Creo que una ocasión muy propicia será la visita del Papa Francisco los próximos 6, 7 y 8 de julio, aunque la Conferencia Episcopal Ecuatoriana, en un exceso de celo, aún no quiere divulgar el programa. Espero que por fin lo confirme luego del Domingo de Pascua. En esa visita también habrá olor de multitudes: calculo que la misa campal del papa en el Parque Bicentenario (antiguo aeropuerto) de Quito, superará el millón de asistentes, pero el papa seguro que hará una catequesis más honda que la del mero rito externo.
La enraizada tradición, la belleza y la fuerza de la Semana Santa quiteña, que se celebra por siglos desde la Colonia ––aunque, durante la República, sus manifestaciones externas estuvieron suspendidas 35 años por el liberalismo, desde la expedición del Código de Policía por Eloy Alfaro en 1911 hasta que las autorizó nuevamente Velasco Ibarra en 1946––, hizo pensar en la alcaldía de Paco Moncayo en una estrategia de aprovecharla para el turismo. Se promocionaron los actos de los templos; se difundió el calendario y recorrido de las diversas procesiones, en especial la de Jesús del Gran Poder; se impulsó, incluso, el tema de la gastronomía. Un logro de gran altura cultural fue la institución del Festival Internacional de Música Sacra, que felizmente se ha mantenido catorce años seguidos, lo que es mucho decir en un país en que cada autoridad inventa el agua tibia y deja de hacer lo de la anterior.
Para saber por qué ni siquiera Barrera pudo destruir el festival basta ir a cualquiera de los escenarios en que se presentan los grupos nacionales y extranjeros: las iglesias, teatros, auditorios se llenan hasta el tope y la gente vibra con las voces e instrumentos que entonan música gregoriana, barroca, folclórica o moderna, así como “spirituals” negros y de otras tradiciones. No es un acto religioso, es un acto cultural. Pero esa música que originalmente se compuso para elevar el alma hacia lo alto, vuelve a producir la magia del goce estético y, al menos las mejores piezas y los mejores intérpretes, momentos de reencuentro con la propia espiritualidad, como quiera que esta se la defina o sienta.

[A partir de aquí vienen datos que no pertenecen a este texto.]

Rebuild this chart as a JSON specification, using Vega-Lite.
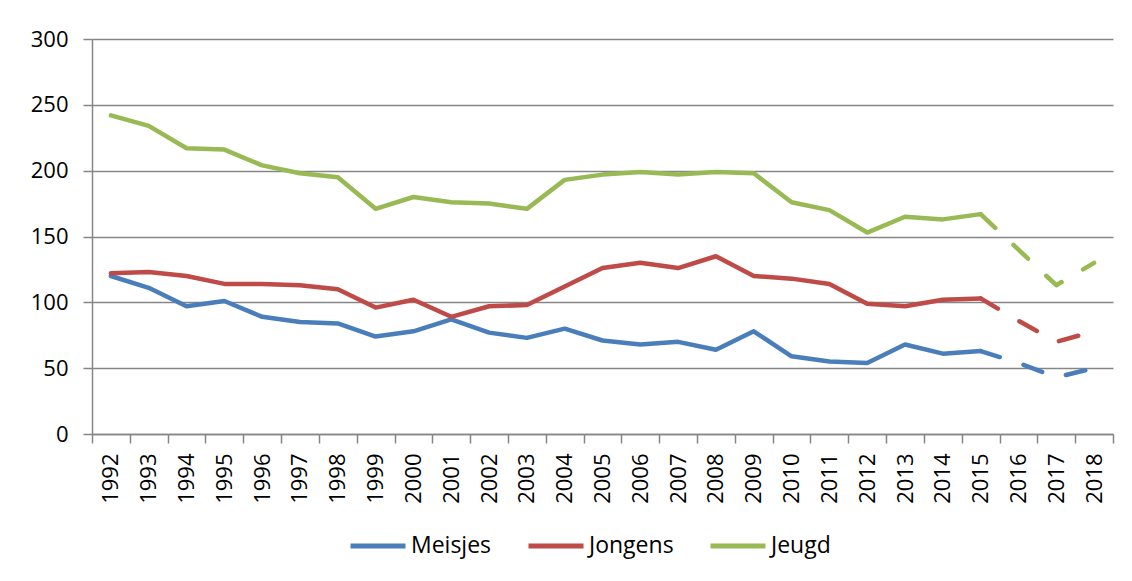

En el barrio en que nací y crecí, San Marcos, a la salida del concierto en la iglesia los vecinos brindan además un vino hervido, un bizcocho y una galleta dulce en forma de corazón. Y si eso es después de haber oído piezas cubanas de los siglos XVIII y XIX, que por primera vez se interpretan fuera la isla, como las que nos trajo la semana pasada la extraordinaria Camerata Mozarteum de La Habana, la experiencia es aún más completa. Es difícil asistir a todo: hay días en que se escenifican hasta cuatro conciertos. La variedad es maravillosa: los músicos de esta edición han sido originarios, si mal no recuerdo, de Alemania, Armenia, Brasil, Cuba, España, EEUU, Holanda, Italia, México y Uruguay, además, por supuesto, de los ecuatorianos.
Demasiada promoción, sin embargo, puede hacer daño, cuando convierte en producto solamente turístico las manifestaciones litúrgicas. No hay derecho de que al famoso Arrastre de las Caudas del Miércoles Santo ––una antigua y conmovedora ceremonia que solo persiste en la catedral de Quito (hasta hace unos años también se la hacía en las catedrales de Sevilla y Lima, pero las han suspendido)–– se lo haya arruinado: desde hace unos años ha perdido su carácter sacro por el amontonamiento incontrolado de turistas y curiosos, de cámaras y luces, como que se tratara de una función de circo.
Religión, cultura, turismo, fe, gastronomía, todo se mezcla en esta semana. Cada quien la vivirá a su manera. Pero hay que reconocer que un inmenso segmento de la población del Ecuador lo vivirá transido de una religiosidad popular arraigada en su alma.